Task instructions: Select, from the data, each line where "React" occurs.

Dataset records:
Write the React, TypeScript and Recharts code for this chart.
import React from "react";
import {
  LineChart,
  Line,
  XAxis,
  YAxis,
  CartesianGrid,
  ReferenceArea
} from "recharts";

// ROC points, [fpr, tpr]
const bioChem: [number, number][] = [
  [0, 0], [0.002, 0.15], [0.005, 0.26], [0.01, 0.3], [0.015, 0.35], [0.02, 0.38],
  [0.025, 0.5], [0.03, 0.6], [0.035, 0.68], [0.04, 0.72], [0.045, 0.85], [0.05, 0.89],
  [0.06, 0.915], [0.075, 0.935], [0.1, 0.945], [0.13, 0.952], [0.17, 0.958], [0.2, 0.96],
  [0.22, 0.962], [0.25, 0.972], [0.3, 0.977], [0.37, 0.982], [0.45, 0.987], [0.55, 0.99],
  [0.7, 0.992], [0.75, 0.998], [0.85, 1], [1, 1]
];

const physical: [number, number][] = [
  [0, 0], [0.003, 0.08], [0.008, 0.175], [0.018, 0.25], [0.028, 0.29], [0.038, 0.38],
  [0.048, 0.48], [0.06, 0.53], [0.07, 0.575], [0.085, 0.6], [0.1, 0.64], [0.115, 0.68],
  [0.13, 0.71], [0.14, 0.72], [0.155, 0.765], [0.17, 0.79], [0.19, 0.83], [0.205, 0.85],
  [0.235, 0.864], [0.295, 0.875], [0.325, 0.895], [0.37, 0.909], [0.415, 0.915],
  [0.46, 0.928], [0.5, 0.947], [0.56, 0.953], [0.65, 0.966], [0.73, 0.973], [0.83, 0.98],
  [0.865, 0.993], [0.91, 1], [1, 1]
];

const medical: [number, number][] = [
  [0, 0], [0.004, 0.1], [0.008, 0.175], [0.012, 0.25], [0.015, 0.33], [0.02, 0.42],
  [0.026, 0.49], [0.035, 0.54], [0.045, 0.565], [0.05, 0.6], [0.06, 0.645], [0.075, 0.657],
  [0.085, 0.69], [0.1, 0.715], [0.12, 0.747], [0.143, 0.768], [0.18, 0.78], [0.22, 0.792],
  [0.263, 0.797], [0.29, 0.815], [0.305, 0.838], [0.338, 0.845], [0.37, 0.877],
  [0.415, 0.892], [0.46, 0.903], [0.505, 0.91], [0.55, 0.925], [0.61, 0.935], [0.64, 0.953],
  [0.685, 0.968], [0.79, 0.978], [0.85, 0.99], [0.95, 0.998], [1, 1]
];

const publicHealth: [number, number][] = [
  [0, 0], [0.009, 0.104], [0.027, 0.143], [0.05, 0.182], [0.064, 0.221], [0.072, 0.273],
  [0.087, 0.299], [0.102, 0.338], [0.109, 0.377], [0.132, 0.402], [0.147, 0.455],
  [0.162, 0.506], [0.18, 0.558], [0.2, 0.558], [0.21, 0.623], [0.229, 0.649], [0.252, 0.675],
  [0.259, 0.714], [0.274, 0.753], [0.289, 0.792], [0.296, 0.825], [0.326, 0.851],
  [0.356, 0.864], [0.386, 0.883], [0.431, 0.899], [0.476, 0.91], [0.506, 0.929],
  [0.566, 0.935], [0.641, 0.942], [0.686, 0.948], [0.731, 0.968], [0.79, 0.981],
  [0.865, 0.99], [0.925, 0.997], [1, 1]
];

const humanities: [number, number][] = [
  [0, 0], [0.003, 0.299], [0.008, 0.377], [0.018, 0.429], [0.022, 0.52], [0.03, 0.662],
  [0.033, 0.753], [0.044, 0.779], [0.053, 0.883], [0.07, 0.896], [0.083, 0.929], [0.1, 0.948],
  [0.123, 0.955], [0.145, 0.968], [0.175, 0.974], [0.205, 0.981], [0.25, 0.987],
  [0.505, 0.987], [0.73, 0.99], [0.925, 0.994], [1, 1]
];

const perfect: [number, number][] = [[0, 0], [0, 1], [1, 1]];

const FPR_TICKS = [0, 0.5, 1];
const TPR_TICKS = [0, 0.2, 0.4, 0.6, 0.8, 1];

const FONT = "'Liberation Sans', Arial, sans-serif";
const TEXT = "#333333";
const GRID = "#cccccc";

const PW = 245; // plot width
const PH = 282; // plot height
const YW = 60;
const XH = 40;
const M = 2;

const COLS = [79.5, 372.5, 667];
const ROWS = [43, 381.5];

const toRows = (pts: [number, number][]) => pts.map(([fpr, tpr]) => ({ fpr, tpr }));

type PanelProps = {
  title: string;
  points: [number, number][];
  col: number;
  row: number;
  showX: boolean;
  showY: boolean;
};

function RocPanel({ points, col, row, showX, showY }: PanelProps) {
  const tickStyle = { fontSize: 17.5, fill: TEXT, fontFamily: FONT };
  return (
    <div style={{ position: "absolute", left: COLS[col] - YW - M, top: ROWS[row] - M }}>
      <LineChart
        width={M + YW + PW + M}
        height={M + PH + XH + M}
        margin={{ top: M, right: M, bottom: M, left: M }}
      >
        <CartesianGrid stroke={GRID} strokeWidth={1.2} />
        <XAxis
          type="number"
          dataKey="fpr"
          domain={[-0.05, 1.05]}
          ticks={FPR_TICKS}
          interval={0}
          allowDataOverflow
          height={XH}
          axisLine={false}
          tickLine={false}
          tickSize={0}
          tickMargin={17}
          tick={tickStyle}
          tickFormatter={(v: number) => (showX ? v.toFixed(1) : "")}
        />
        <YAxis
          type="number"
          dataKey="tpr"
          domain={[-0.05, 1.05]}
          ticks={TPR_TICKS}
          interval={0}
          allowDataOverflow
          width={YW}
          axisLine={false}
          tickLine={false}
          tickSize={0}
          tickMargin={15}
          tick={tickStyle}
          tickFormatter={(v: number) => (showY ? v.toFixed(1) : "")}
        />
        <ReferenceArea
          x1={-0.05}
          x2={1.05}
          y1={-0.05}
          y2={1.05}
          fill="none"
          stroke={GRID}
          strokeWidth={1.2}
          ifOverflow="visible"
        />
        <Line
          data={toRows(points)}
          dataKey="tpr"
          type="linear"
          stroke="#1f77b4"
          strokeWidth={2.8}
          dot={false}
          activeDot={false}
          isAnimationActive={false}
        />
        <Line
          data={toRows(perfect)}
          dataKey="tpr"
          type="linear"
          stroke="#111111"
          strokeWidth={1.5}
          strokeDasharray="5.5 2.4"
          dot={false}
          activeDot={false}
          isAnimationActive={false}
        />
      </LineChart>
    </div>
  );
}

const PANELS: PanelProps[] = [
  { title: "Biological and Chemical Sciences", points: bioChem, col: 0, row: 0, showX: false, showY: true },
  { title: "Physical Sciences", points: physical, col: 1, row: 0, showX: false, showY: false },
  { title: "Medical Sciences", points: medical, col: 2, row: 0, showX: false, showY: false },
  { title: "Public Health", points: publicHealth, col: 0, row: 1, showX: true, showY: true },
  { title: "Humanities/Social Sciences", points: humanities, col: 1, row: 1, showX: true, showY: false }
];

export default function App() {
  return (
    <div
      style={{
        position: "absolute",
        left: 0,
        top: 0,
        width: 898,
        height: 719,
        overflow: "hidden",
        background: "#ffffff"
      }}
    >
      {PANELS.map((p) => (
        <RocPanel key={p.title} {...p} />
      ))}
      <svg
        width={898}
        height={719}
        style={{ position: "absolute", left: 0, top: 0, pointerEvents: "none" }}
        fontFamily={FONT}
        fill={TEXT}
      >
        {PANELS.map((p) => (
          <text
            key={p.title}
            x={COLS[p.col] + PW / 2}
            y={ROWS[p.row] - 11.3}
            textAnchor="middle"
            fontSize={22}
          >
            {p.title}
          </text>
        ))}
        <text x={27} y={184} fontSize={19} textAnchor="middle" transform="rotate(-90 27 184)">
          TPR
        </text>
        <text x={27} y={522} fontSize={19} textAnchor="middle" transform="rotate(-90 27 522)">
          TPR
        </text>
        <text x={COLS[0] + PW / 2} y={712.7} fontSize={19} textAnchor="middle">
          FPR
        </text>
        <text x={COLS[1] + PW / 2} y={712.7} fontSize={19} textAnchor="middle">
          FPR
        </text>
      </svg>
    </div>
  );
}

---

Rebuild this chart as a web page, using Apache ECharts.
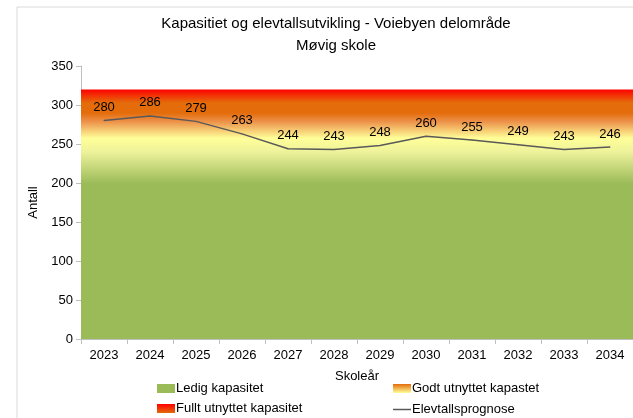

Solution below:
Write the React, TypeScript and Recharts code for this chart.
import React from "react";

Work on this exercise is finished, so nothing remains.